**Objective:**
Repeat the material below exactly, line for line.

++++++++

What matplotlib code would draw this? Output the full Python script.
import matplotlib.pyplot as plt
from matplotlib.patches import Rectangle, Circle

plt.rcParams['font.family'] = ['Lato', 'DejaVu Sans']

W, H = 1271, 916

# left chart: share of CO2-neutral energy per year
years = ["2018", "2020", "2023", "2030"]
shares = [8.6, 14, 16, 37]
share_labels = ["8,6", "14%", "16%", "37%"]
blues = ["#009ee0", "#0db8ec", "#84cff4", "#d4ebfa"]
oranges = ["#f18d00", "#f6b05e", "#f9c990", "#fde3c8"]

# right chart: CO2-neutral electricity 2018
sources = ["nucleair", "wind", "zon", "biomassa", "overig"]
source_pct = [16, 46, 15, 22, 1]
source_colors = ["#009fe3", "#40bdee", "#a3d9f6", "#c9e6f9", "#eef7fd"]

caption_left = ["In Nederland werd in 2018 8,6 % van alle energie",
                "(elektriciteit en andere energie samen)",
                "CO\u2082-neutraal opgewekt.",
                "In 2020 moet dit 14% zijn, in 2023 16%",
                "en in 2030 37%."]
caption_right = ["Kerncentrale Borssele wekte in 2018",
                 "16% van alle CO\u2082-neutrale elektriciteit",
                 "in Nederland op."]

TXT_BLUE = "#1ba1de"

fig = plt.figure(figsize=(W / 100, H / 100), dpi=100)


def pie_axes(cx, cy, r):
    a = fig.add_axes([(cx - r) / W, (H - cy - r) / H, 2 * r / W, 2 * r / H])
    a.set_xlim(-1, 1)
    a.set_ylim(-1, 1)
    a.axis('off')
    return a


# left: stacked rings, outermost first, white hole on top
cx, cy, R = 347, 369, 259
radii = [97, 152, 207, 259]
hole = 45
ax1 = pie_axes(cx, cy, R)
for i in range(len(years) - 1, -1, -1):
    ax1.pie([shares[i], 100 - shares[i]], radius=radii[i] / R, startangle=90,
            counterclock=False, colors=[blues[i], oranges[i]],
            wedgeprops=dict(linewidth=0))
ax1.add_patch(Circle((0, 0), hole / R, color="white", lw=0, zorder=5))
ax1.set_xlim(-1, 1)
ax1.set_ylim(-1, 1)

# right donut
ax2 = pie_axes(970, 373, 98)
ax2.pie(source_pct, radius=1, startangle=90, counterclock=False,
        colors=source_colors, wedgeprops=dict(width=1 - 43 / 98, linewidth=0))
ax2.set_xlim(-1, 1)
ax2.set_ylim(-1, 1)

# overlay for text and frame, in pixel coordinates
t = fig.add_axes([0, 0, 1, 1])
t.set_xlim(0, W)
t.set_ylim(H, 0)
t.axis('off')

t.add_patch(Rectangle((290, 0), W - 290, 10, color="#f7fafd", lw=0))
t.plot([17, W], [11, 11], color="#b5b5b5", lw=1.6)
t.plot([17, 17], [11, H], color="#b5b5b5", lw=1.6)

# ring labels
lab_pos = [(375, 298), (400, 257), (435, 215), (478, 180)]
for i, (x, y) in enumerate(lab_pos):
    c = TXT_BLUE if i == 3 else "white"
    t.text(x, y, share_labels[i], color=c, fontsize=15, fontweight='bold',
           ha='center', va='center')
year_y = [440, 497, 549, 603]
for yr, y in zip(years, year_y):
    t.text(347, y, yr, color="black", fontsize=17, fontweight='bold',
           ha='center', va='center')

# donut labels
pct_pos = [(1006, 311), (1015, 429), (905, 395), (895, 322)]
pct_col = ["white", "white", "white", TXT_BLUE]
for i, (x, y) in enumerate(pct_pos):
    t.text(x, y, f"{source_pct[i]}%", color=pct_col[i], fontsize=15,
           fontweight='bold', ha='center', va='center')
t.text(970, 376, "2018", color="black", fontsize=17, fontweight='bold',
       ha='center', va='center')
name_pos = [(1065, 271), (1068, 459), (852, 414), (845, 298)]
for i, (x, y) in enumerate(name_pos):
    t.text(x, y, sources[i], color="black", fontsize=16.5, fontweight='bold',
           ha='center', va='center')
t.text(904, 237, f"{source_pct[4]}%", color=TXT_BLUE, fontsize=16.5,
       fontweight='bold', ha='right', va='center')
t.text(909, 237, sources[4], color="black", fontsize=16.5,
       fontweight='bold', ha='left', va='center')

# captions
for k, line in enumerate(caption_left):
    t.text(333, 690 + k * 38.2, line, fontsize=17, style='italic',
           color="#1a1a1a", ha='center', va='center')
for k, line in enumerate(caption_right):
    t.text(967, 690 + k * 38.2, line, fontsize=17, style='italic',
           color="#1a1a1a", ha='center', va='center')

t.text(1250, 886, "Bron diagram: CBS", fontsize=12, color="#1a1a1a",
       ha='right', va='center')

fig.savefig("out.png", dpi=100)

++++++++

**Answer to this exercise:**
What matplotlib code would draw this? Output the full Python script.
import matplotlib.pyplot as plt
from matplotlib.patches import Rectangle, Circle

plt.rcParams['font.family'] = ['Lato', 'DejaVu Sans']

W, H = 1271, 916

# left chart: share of CO2-neutral energy per year
years = ["2018", "2020", "2023", "2030"]
shares = [8.6, 14, 16, 37]
share_labels = ["8,6", "14%", "16%", "37%"]
blues = ["#009ee0", "#0db8ec", "#84cff4", "#d4ebfa"]
oranges = ["#f18d00", "#f6b05e", "#f9c990", "#fde3c8"]

# right chart: CO2-neutral electricity 2018
sources = ["nucleair", "wind", "zon", "biomassa", "overig"]
source_pct = [16, 46, 15, 22, 1]
source_colors = ["#009fe3", "#40bdee", "#a3d9f6", "#c9e6f9", "#eef7fd"]

caption_left = ["In Nederland werd in 2018 8,6 % van alle energie",
                "(elektriciteit en andere energie samen)",
                "CO\u2082-neutraal opgewekt.",
                "In 2020 moet dit 14% zijn, in 2023 16%",
                "en in 2030 37%."]
caption_right = ["Kerncentrale Borssele wekte in 2018",
                 "16% van alle CO\u2082-neutrale elektriciteit",
                 "in Nederland op."]

TXT_BLUE = "#1ba1de"

fig = plt.figure(figsize=(W / 100, H / 100), dpi=100)


def pie_axes(cx, cy, r):
    a = fig.add_axes([(cx - r) / W, (H - cy - r) / H, 2 * r / W, 2 * r / H])
    a.set_xlim(-1, 1)
    a.set_ylim(-1, 1)
    a.axis('off')
    return a


# left: stacked rings, outermost first, white hole on top
cx, cy, R = 347, 369, 259
radii = [97, 152, 207, 259]
hole = 45
ax1 = pie_axes(cx, cy, R)
for i in range(len(years) - 1, -1, -1):
    ax1.pie([shares[i], 100 - shares[i]], radius=radii[i] / R, startangle=90,
            counterclock=False, colors=[blues[i], oranges[i]],
            wedgeprops=dict(linewidth=0))
ax1.add_patch(Circle((0, 0), hole / R, color="white", lw=0, zorder=5))
ax1.set_xlim(-1, 1)
ax1.set_ylim(-1, 1)

# right donut
ax2 = pie_axes(970, 373, 98)
ax2.pie(source_pct, radius=1, startangle=90, counterclock=False,
        colors=source_colors, wedgeprops=dict(width=1 - 43 / 98, linewidth=0))
ax2.set_xlim(-1, 1)
ax2.set_ylim(-1, 1)

# overlay for text and frame, in pixel coordinates
t = fig.add_axes([0, 0, 1, 1])
t.set_xlim(0, W)
t.set_ylim(H, 0)
t.axis('off')

t.add_patch(Rectangle((290, 0), W - 290, 10, color="#f7fafd", lw=0))
t.plot([17, W], [11, 11], color="#b5b5b5", lw=1.6)
t.plot([17, 17], [11, H], color="#b5b5b5", lw=1.6)

# ring labels
lab_pos = [(375, 298), (400, 257), (435, 215), (478, 180)]
for i, (x, y) in enumerate(lab_pos):
    c = TXT_BLUE if i == 3 else "white"
    t.text(x, y, share_labels[i], color=c, fontsize=15, fontweight='bold',
           ha='center', va='center')
year_y = [440, 497, 549, 603]
for yr, y in zip(years, year_y):
    t.text(347, y, yr, color="black", fontsize=17, fontweight='bold',
           ha='center', va='center')

# donut labels
pct_pos = [(1006, 311), (1015, 429), (905, 395), (895, 322)]
pct_col = ["white", "white", "white", TXT_BLUE]
for i, (x, y) in enumerate(pct_pos):
    t.text(x, y, f"{source_pct[i]}%", color=pct_col[i], fontsize=15,
           fontweight='bold', ha='center', va='center')
t.text(970, 376, "2018", color="black", fontsize=17, fontweight='bold',
       ha='center', va='center')
name_pos = [(1065, 271), (1068, 459), (852, 414), (845, 298)]
for i, (x, y) in enumerate(name_pos):
    t.text(x, y, sources[i], color="black", fontsize=16.5, fontweight='bold',
           ha='center', va='center')
t.text(904, 237, f"{source_pct[4]}%", color=TXT_BLUE, fontsize=16.5,
       fontweight='bold', ha='right', va='center')
t.text(909, 237, sources[4], color="black", fontsize=16.5,
       fontweight='bold', ha='left', va='center')

# captions
for k, line in enumerate(caption_left):
    t.text(333, 690 + k * 38.2, line, fontsize=17, style='italic',
           color="#1a1a1a", ha='center', va='center')
for k, line in enumerate(caption_right):
    t.text(967, 690 + k * 38.2, line, fontsize=17, style='italic',
           color="#1a1a1a", ha='center', va='center')

t.text(1250, 886, "Bron diagram: CBS", fontsize=12, color="#1a1a1a",
       ha='right', va='center')

fig.savefig("out.png", dpi=100)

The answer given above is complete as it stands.